Jennifer Keesmaat, founder of Markee Developments and the former chief city planner for Toronto, agreed retaliation against a Canada-wide ban on foreign homebuyers is unlikely. But the policy itself is more about political optics than actually addressing Canada’s housing crisis, she added.

“Foreigners don’t vote so it is a really easy policy for the electorate to buy into, but I’m always wary of policies that aren’t backed up with data and analysis that demonstrates that they are responding to the crux of the problem,” Keesmaat said in a phone interview.

“The risk for me with these types of policies, I put them in the category of 'buck-a-beer' in that they get people excited but they don’t really do anything. It gives people the perception that some action is being taken, but it doesn’t actually address the problem.”

According to UBC’s Davidoff, the impact of preventing those who are not Canadian citizens or permanent residents from buying homes in this country would be negligible at best.

“Maybe if [foreign buyers] were two per cent of the market, then maybe you could double that share and get a four per cent price impact or something like that, but I think that would be on the high end,” he said. “I don’t think entry-level affordability will be impacted almost at all.”

Davidoff and others have long argued the nationality of a homebuyer matters far less than the purpose that newly-purchased home will serve.

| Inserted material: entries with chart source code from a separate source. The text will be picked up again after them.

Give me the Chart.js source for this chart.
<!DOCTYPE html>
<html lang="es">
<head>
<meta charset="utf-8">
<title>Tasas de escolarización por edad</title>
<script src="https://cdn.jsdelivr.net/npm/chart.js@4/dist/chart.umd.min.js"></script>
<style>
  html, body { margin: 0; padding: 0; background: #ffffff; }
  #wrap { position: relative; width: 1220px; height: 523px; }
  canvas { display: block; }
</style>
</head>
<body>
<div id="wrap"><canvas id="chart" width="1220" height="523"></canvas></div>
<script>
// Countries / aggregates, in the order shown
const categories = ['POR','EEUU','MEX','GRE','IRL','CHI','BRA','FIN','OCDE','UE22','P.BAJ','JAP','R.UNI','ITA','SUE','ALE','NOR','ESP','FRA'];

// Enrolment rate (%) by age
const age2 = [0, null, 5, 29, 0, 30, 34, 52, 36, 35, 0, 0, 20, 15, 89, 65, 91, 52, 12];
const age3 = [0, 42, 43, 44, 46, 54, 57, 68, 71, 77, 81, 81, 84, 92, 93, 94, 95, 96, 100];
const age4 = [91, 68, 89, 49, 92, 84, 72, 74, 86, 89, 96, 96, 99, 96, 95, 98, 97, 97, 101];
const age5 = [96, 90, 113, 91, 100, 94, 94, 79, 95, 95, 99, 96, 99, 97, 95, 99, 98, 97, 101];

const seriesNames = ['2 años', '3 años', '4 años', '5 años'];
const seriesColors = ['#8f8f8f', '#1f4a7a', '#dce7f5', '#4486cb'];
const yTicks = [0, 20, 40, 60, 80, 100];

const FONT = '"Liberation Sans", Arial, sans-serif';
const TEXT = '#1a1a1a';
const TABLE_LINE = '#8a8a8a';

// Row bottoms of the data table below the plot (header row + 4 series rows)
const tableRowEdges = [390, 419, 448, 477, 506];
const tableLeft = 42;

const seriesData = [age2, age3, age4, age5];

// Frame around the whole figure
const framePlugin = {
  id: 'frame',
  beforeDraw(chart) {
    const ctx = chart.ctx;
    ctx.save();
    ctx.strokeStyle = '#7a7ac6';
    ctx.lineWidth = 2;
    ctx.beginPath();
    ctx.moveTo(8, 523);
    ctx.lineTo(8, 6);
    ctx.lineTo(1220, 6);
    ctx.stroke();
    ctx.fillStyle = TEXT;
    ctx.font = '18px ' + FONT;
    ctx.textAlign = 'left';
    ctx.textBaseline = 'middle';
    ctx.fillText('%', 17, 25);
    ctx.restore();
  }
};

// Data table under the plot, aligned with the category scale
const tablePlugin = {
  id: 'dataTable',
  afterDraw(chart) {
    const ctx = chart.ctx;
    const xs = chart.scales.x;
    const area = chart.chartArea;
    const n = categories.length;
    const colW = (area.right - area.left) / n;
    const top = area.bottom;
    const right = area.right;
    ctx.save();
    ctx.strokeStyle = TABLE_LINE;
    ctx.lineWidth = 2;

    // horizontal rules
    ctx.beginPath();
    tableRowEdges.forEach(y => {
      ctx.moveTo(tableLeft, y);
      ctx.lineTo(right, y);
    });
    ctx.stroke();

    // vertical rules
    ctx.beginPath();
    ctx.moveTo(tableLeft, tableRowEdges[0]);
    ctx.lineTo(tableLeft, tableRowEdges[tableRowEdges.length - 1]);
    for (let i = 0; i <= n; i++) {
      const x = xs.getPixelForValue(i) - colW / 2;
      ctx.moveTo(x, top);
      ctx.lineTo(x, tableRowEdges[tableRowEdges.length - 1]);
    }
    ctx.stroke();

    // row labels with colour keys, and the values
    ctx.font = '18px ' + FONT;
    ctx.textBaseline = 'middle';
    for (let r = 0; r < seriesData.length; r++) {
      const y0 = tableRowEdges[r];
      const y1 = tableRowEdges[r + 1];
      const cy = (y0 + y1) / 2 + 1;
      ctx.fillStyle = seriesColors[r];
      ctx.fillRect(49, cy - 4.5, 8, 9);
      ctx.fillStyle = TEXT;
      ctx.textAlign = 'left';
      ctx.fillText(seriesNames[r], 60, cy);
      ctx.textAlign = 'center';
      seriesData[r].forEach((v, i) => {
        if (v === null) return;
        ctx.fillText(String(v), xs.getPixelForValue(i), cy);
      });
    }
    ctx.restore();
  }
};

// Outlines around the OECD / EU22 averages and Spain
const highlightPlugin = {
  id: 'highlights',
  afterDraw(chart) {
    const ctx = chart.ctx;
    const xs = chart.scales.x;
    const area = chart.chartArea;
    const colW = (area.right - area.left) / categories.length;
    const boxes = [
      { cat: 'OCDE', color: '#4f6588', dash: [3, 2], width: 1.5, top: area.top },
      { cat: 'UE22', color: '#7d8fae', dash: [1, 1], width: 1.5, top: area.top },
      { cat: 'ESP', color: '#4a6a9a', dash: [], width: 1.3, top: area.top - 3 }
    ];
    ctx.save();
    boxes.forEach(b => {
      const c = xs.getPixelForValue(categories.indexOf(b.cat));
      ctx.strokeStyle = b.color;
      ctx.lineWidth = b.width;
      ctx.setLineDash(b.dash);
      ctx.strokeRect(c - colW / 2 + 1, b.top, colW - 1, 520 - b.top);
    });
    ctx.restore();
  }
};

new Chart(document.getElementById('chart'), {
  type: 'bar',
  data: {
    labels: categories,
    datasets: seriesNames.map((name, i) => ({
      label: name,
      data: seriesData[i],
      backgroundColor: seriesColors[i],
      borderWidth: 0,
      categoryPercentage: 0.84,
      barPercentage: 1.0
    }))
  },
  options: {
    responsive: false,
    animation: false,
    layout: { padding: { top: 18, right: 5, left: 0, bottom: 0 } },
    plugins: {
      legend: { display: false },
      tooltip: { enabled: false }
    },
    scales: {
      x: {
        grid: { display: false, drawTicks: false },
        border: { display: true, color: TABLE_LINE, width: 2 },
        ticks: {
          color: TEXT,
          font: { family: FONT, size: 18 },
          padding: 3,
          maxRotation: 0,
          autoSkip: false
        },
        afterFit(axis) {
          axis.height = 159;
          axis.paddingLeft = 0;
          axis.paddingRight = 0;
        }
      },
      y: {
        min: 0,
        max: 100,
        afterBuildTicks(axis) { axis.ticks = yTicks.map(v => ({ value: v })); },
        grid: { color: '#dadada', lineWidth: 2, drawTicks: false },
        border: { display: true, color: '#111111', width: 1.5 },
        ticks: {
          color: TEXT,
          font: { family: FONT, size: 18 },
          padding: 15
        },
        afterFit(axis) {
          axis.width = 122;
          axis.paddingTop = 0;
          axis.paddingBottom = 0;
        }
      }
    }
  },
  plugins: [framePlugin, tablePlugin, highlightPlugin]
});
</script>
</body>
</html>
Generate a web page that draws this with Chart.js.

“Let’s compare two situations: in one situation, somebody in Moscow buys a condo in Toronto and rents it out … In another situation, somebody in Vancouver buys a little pied-a-terre in Toronto and never uses it, so that is now a unit that is out of circulation in the housing market,” Davidoff said. “In which situation should the buyer get taxed more? The answer is the guy from Vancouver, not the guy from Moscow.”

Ultimately, Keesmaat said banning foreign homebuyers from Canada would not be a “harmful thing” but added, “I’m worried it’s a 'buck-a-beer'-[type of policy], I’m worried it is a distraction from the bigger discussion we need to be having about access to supply. We need to be having a more detailed discussion about why we need to get more housing built.”